*Stated task*.
Your copy should be exact, beginning at the line containing "Output the web" and ending at the line containing "14).text(' （n=591） 単位：%');", with both lines kept and every picture dropped.

*Entries provided*.
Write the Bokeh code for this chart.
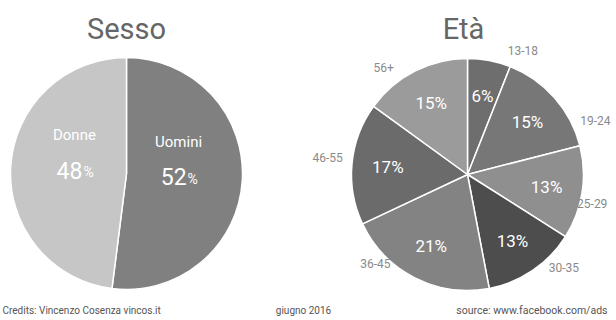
import math
from bokeh.plotting import figure
from bokeh.models import Range1d, ColumnDataSource
from bokeh.core.properties import value
from bokeh.embed import file_html
from bokeh.resources import INLINE

# ---- data ----
sesso_labels = ["Uomini", "Donne"]
sesso_values = [52, 48]
sesso_colors = ["#808080", "#c6c6c6"]

eta_labels = ["13-18", "19-24", "25-29", "30-35", "36-45", "46-55", "56+"]
eta_values = [6, 15, 13, 13, 21, 17, 15]
eta_colors = ["#6e6e6e", "#777777", "#8f8f8f", "#4d4d4d", "#838383", "#6b6b6b", "#9b9b9b"]

titles = ["Sesso", "Età"]
footer_texts = ["Credits: Vincenzo Cosenza vincos.it", "giugno 2016", "source: www.facebook.com/ads"]

# ---- layout (page pixel coordinates, y downwards) ----
FONT = "Roboto"
W, H = 612, 318
left_c = (126, 173)
right_c = (467, 174)
R = 116
# outer label placement for the age pie (degrees clockwise from top, distance)
outer_angles = [24, 67, 103, 134, 226, 277, 322]
outer_dists = [136, 139, 128, 134, 128, 141, 136]

p = figure(width=W, height=H, output_backend="svg", toolbar_location=None,
           x_range=Range1d(0, W), y_range=Range1d(-H, 0),
           min_border=0, background_fill_color="white", border_fill_color="white")
p.axis.visible = False
p.grid.visible = False
p.outline_line_color = None


def wedges(center, vals, colors):
    total = float(sum(vals))
    starts, ends, mids = [], [], []
    acc = 0.0
    for v in vals:
        a0 = acc / total * 2 * math.pi
        acc += v
        a1 = acc / total * 2 * math.pi
        starts.append(math.pi / 2 - a1)
        ends.append(math.pi / 2 - a0)
        mids.append((a0 + a1) / 2)
    src = ColumnDataSource(dict(x=[center[0]] * len(vals), y=[-center[1]] * len(vals),
                                s=starts, e=ends, c=colors))
    p.wedge(x="x", y="y", radius=R, start_angle="s", end_angle="e", fill_color="c",
            line_color="white", line_width=1.5, source=src)
    return mids


# Sesso pie
mids_s = wedges(left_c, sesso_values, sesso_colors)
xs, ys_name, ys_num = [], [], []
for m in mids_s:
    x = left_c[0] + 0.45 * R * math.sin(m)
    y = left_c[1] - 0.45 * R * math.cos(m)
    xs.append(x)
    ys_name.append(-(y - 35))
    ys_num.append(-y)
p.text(x=xs, y=ys_name, text=sesso_labels, text_color="white", text_font=value(FONT),
       text_font_size="15px", text_align="center", text_baseline="middle")
p.text(x=[x + 8 for x in xs], y=ys_num, text=[str(v) for v in sesso_values], text_color="white",
       text_font=value(FONT), text_font_size="23px", text_align="right", text_baseline="middle")
p.text(x=[x + 9 for x in xs], y=[y - 2 for y in ys_num], text=["%"] * len(xs), text_color="white",
       text_font=value(FONT), text_font_size="14px", text_align="left", text_baseline="middle")

# Età pie
mids_e = wedges(right_c, eta_values, eta_colors)
ix = [right_c[0] + 0.69 * R * math.sin(m) for m in mids_e]
iy = [-(right_c[1] - 0.69 * R * math.cos(m)) for m in mids_e]
p.text(x=ix, y=iy, text=[f"{v}%" for v in eta_values], text_color="white", text_font=value(FONT),
       text_font_size="17px", text_align="center", text_baseline="middle")
ox = [right_c[0] + d * math.sin(math.radians(a)) for a, d in zip(outer_angles, outer_dists)]
oy = [-(right_c[1] - d * math.cos(math.radians(a))) for a, d in zip(outer_angles, outer_dists)]
p.text(x=ox, y=oy, text=eta_labels, text_color="#8a8a8a", text_font=value(FONT),
       text_font_size="12px", text_align="center", text_baseline="middle")

# titles
p.text(x=[left_c[0], right_c[0] - 4], y=[-28, -28], text=titles, text_color="#666666",
       text_font=value(FONT), text_font_size="29px", text_align="center", text_baseline="middle")

# footer
p.text(x=[2], y=[-310], text=[footer_texts[0]], text_color="#555555", text_font=value(FONT),
       text_font_size="10px", text_align="left", text_baseline="middle")
p.text(x=[303], y=[-310], text=[footer_texts[1]], text_color="#555555", text_font=value(FONT),
       text_font_size="10px", text_align="center", text_baseline="middle")
p.text(x=[607], y=[-310], text=[footer_texts[2]], text_color="#555555", text_font=value(FONT),
       text_font_size="10.5px", text_align="right", text_baseline="middle")

open("out.html", "w").write(file_html(p, INLINE))
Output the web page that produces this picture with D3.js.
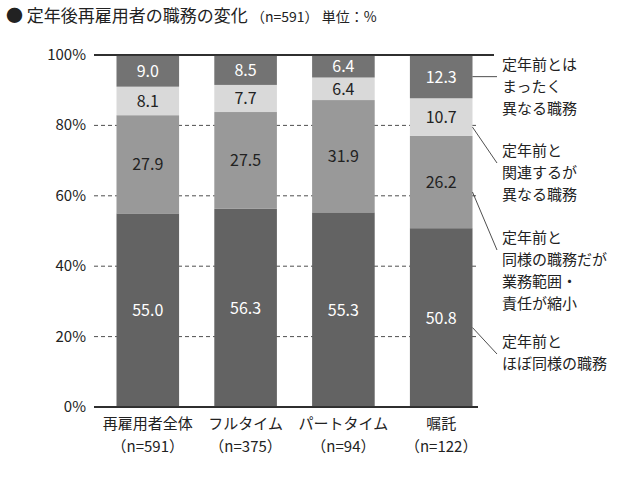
<!DOCTYPE html>
<html><head><meta charset="utf-8">
<script src="https://cdn.jsdelivr.net/npm/d3@7"></script>
<style>body{margin:0;background:#fff}text{font-family:"Noto Sans CJK JP","Noto Sans",sans-serif}</style>
</head><body><svg id="c" width="640" height="488"></svg>
<script>
var categories = ['再雇用者全体', 'フルタイム', 'パートタイム', '嘱託'];
var sampleSizes = ['（n=591）', '（n=375）', '（n=94）', '（n=122）'];
var sameDuty = [55.0, 56.3, 55.3, 50.8];
var reducedScope = [27.9, 27.5, 31.9, 26.2];
var relatedDuty = [8.1, 7.7, 6.4, 10.7];
var differentDuty = [9.0, 8.5, 6.4, 12.3];
var seriesNames = [
  ['定年前と', 'ほぼ同様の職務'],
  ['定年前と', '同様の職務だが', '業務範囲・', '責任が縮小'],
  ['定年前と', '関連するが', '異なる職務'],
  ['定年前とは', 'まったく', '異なる職務']
];
var yTicks = [0, 20, 40, 60, 80, 100];

var svg = d3.select('#c');
var fills = ['#636363', '#999999', '#d9d9d9', '#737373'];
var textFill = ['#fff', '#222', '#222', '#fff'];
var x = d3.scaleBand().domain(categories).range([94, 495]).paddingInner(0.36).paddingOuter(0.23);
var y = d3.scaleLinear().domain([0, 100]).range([407, 55]);

svg.append('text').attr('x', 6).attr('y', 22).attr('font-size', 17).attr('fill', '#222')
  .text('● 定年後再雇用者の職務の変化')
  .append('tspan').attr('font-size', 14).text(' （n=591） 単位：%');

// gridlines
yTicks.forEach(function (t) {
  svg.append('line').attr('x1', 94).attr('x2', t === 100 ? 494 : 478)
    .attr('y1', y(t)).attr('y2', y(t)).attr('stroke', '#222')
    .attr('stroke-width', t === 0 || t === 100 ? 1.5 : 0.8)
    .attr('stroke-dasharray', t === 0 || t === 100 ? null : '4,3');
  svg.append('text').attr('x', 86).attr('y', y(t) + 5).attr('text-anchor', 'end')
    .attr('font-size', 15).attr('fill', '#222').text(t + '%');
});

var data = categories.map(function (c, i) {
  return { cat: c, v: [sameDuty[i], reducedScope[i], relatedDuty[i], differentDuty[i]] };
});
var stack = d3.stack().keys([0, 1, 2, 3]).value(function (d, k) { return d.v[k]; });
var layers = stack(data);
layers.forEach(function (layer, k) {
  layer.forEach(function (seg) {
    var top = Math.min(seg[1], 100);
    svg.append('rect').attr('x', x(seg.data.cat)).attr('width', x.bandwidth())
      .attr('y', y(top)).attr('height', y(seg[0]) - y(top)).attr('fill', fills[k]);
    svg.append('text').attr('x', x(seg.data.cat) + x.bandwidth() / 2)
      .attr('y', y((seg[0] + top) / 2) + 6).attr('text-anchor', 'middle')
      .attr('font-size', 16).attr('fill', textFill[k]).text(seg.data.v[k].toFixed(1));
  });
});
// redraw 100% line over bars
svg.append('line').attr('x1', 94).attr('x2', 494).attr('y1', y(100)).attr('y2', y(100))
  .attr('stroke', '#222').attr('stroke-width', 1.5);
svg.append('line').attr('x1', 94).attr('x2', 478).attr('y1', y(0)).attr('y2', y(0))
  .attr('stroke', '#222').attr('stroke-width', 1.5);

// x labels
categories.forEach(function (c, i) {
  var cx = x(c) + x.bandwidth() / 2;
  svg.append('text').attr('x', cx).attr('y', 429).attr('text-anchor', 'middle')
    .attr('font-size', 15).attr('fill', '#222').text(c);
  svg.append('text').attr('x', cx).attr('y', 452).attr('text-anchor', 'middle')
    .attr('font-size', 15).attr('fill', '#222').text(sampleSizes[i]);
});

// legend with leader lines from last bar
var lastIdx = categories.length - 1;
var bx = x(categories[lastIdx]) + x.bandwidth();
var labelTop = [334, 230, 143, 57];
layers.forEach(function (layer, k) {
  var seg = layer[lastIdx];
  var mid = y((seg[0] + Math.min(seg[1], 100)) / 2);
  var ly = k === 3 ? mid : labelTop[k] + 10;
  svg.append('line').attr('x1', bx).attr('y1', k === 3 ? mid : mid + 10)
    .attr('x2', 497).attr('y2', k === 3 ? mid : ly + 10)
    .attr('stroke', '#222').attr('stroke-width', 0.8);
  seriesNames[k].forEach(function (line, j) {
    svg.append('text').attr('x', 502).attr('y', labelTop[k] + 13 + j * 22)
      .attr('font-size', 15).attr('fill', '#222').text(line);
  });
});
</script></body></html>
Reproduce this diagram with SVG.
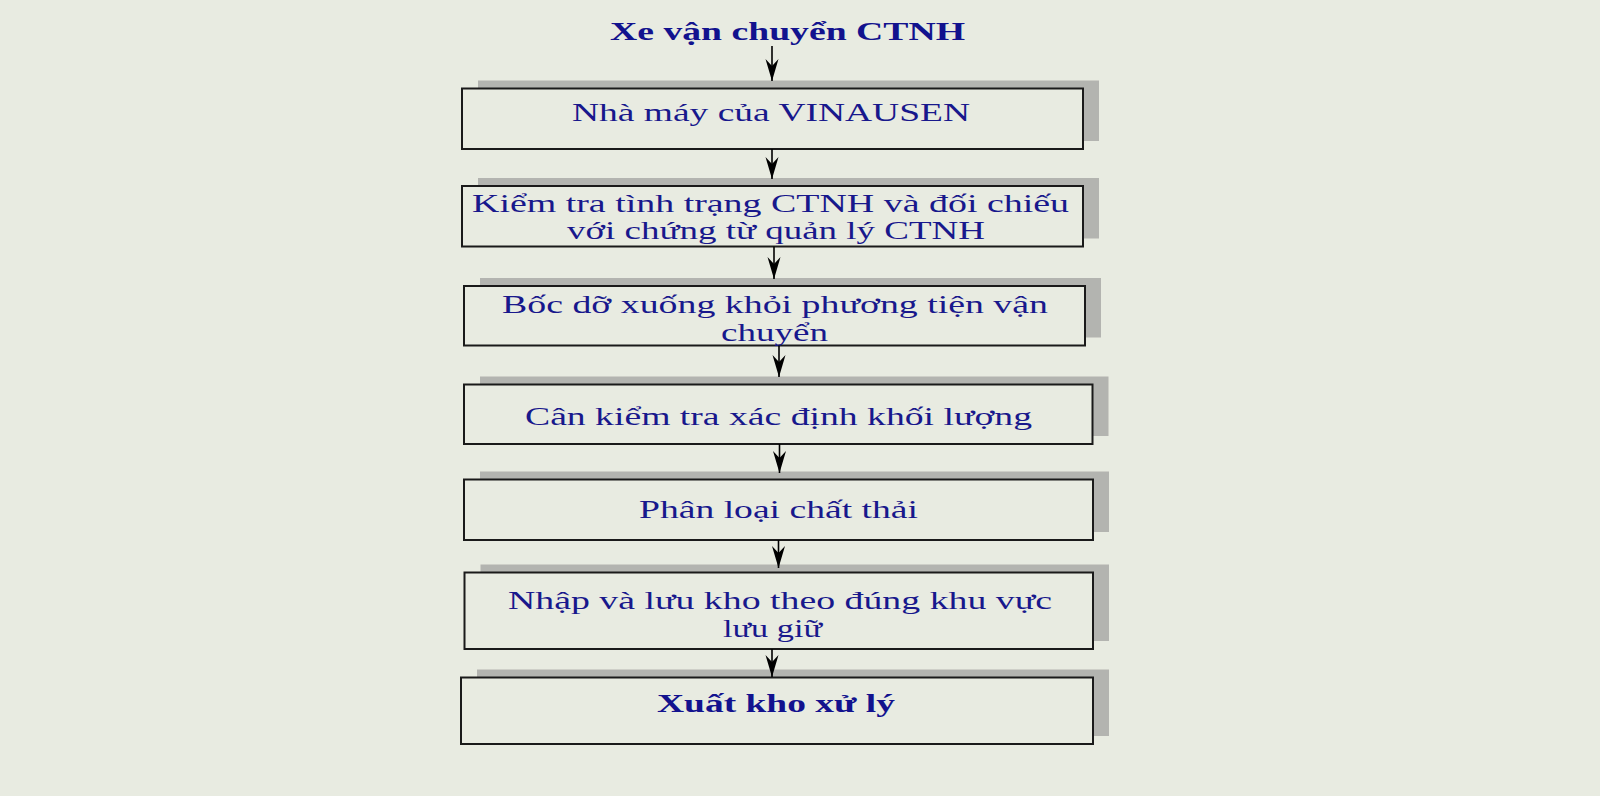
<svg xmlns="http://www.w3.org/2000/svg" width="1600" height="796" viewBox="0 0 1600 796">
<defs>
<style>
.bg{fill:#E8EBE1}
.sh{fill:#B3B4B0}
.bx{fill:#E8EBE1;stroke:#1a1a1a;stroke-width:2}
.t{font-family:"Liberation Serif","Times New Roman",serif;font-size:24.5px;fill:#18188c}
.b{font-weight:bold;fill:#12128e}
.cn{stroke:#000;stroke-width:1.6;fill:none}
</style>
<marker id="ah" viewBox="-23 -8 25 16" refX="0" refY="0" markerWidth="25" markerHeight="16" markerUnits="userSpaceOnUse" orient="auto">
<path d="M0,0 L-22,-6.5 L-15,0 L-22,6.5 Z" fill="#000"/>
</marker>
</defs>
<rect class="bg" x="0" y="0" width="1600" height="796"/>

<g id="title">
<text class="t b" x="610" y="40" textLength="355" lengthAdjust="spacingAndGlyphs">Xe vận chuyển CTNH</text>
</g>

<g id="node1">
<rect class="sh" x="478" y="80.5" width="621" height="60.5"/>
<rect class="bx" x="462" y="88.5" width="621" height="60.5"/>
<text class="t" x="572" y="121" textLength="398" lengthAdjust="spacingAndGlyphs">Nhà máy của VINAUSEN</text>
</g>

<g id="node2">
<rect class="sh" x="478" y="178" width="621" height="60.5"/>
<rect class="bx" x="462" y="186" width="621" height="60.5"/>
<text class="t" x="472" y="211.5" textLength="597" lengthAdjust="spacingAndGlyphs">Kiểm tra tình trạng CTNH và đối chiếu</text>
<text class="t" x="567" y="239" textLength="418" lengthAdjust="spacingAndGlyphs">với chứng từ quản lý CTNH</text>
</g>

<g id="node3">
<rect class="sh" x="480" y="278" width="621" height="59.5"/>
<rect class="bx" x="464" y="286" width="621" height="59.5"/>
<text class="t" x="502" y="313" textLength="546" lengthAdjust="spacingAndGlyphs">Bốc dỡ xuống khỏi phương tiện vận</text>
<text class="t" x="721" y="340.5" textLength="107" lengthAdjust="spacingAndGlyphs">chuyển</text>
</g>

<g id="node4">
<rect class="sh" x="480" y="376.5" width="628.5" height="59.5"/>
<rect class="bx" x="464" y="384.5" width="628.5" height="59.5"/>
<text class="t" x="525" y="425" textLength="507" lengthAdjust="spacingAndGlyphs">Cân kiểm tra xác định khối lượng</text>
</g>

<g id="node5">
<rect class="sh" x="480" y="471.5" width="629" height="60.5"/>
<rect class="bx" x="464" y="479.5" width="629" height="60.5"/>
<text class="t" x="639" y="518" textLength="279" lengthAdjust="spacingAndGlyphs">Phân loại chất thải</text>
</g>

<g id="node6">
<rect class="sh" x="480.5" y="564.5" width="628.5" height="76.5"/>
<rect class="bx" x="464.5" y="572.5" width="628.5" height="76.5"/>
<text class="t" x="508" y="609" textLength="544" lengthAdjust="spacingAndGlyphs">Nhập và lưu kho theo đúng khu vực</text>
<text class="t" x="723" y="637" textLength="99" lengthAdjust="spacingAndGlyphs">lưu giữ</text>
</g>

<g id="node7">
<rect class="sh" x="477" y="669.5" width="632" height="66.5"/>
<rect class="bx" x="461" y="677.5" width="632" height="66.5"/>
<text class="t b" x="657" y="712" textLength="238" lengthAdjust="spacingAndGlyphs">Xuất kho xử lý</text>
</g>

<g id="connectors">
<line class="cn" x1="772" y1="46" x2="772" y2="81" marker-end="url(#ah)"/>
<line class="cn" x1="772" y1="149" x2="772" y2="179" marker-end="url(#ah)"/>
<line class="cn" x1="774" y1="246.5" x2="774" y2="279" marker-end="url(#ah)"/>
<line class="cn" x1="779" y1="345.5" x2="779" y2="377" marker-end="url(#ah)"/>
<line class="cn" x1="779.5" y1="444" x2="779.5" y2="473" marker-end="url(#ah)"/>
<line class="cn" x1="778.5" y1="540" x2="778.5" y2="568" marker-end="url(#ah)"/>
<line class="cn" x1="772" y1="649" x2="772" y2="677" marker-end="url(#ah)"/>
</g>
</svg>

*Task solution*.
Output the web page that produces this picture with D3.js.
<!DOCTYPE html>
<html><head><meta charset="utf-8">
<script src="https://cdn.jsdelivr.net/npm/d3@7"></script>
<style>body{margin:0;background:#fff}text{font-family:"Noto Sans CJK JP","Noto Sans",sans-serif}</style>
</head><body><svg id="c" width="640" height="488"></svg>
<script>
var categories = ['再雇用者全体', 'フルタイム', 'パートタイム', '嘱託'];
var sampleSizes = ['（n=591）', '（n=375）', '（n=94）', '（n=122）'];
var sameDuty = [55.0, 56.3, 55.3, 50.8];
var reducedScope = [27.9, 27.5, 31.9, 26.2];
var relatedDuty = [8.1, 7.7, 6.4, 10.7];
var differentDuty = [9.0, 8.5, 6.4, 12.3];
var seriesNames = [
  ['定年前と', 'ほぼ同様の職務'],
  ['定年前と', '同様の職務だが', '業務範囲・', '責任が縮小'],
  ['定年前と', '関連するが', '異なる職務'],
  ['定年前とは', 'まったく', '異なる職務']
];
var yTicks = [0, 20, 40, 60, 80, 100];

var svg = d3.select('#c');
var fills = ['#636363', '#999999', '#d9d9d9', '#737373'];
var textFill = ['#fff', '#222', '#222', '#fff'];
var x = d3.scaleBand().domain(categories).range([94, 495]).paddingInner(0.36).paddingOuter(0.23);
var y = d3.scaleLinear().domain([0, 100]).range([407, 55]);

svg.append('text').attr('x', 6).attr('y', 22).attr('font-size', 17).attr('fill', '#222')
  .text('● 定年後再雇用者の職務の変化')
  .append('tspan').attr('font-size', 14).text(' （n=591） 単位：%');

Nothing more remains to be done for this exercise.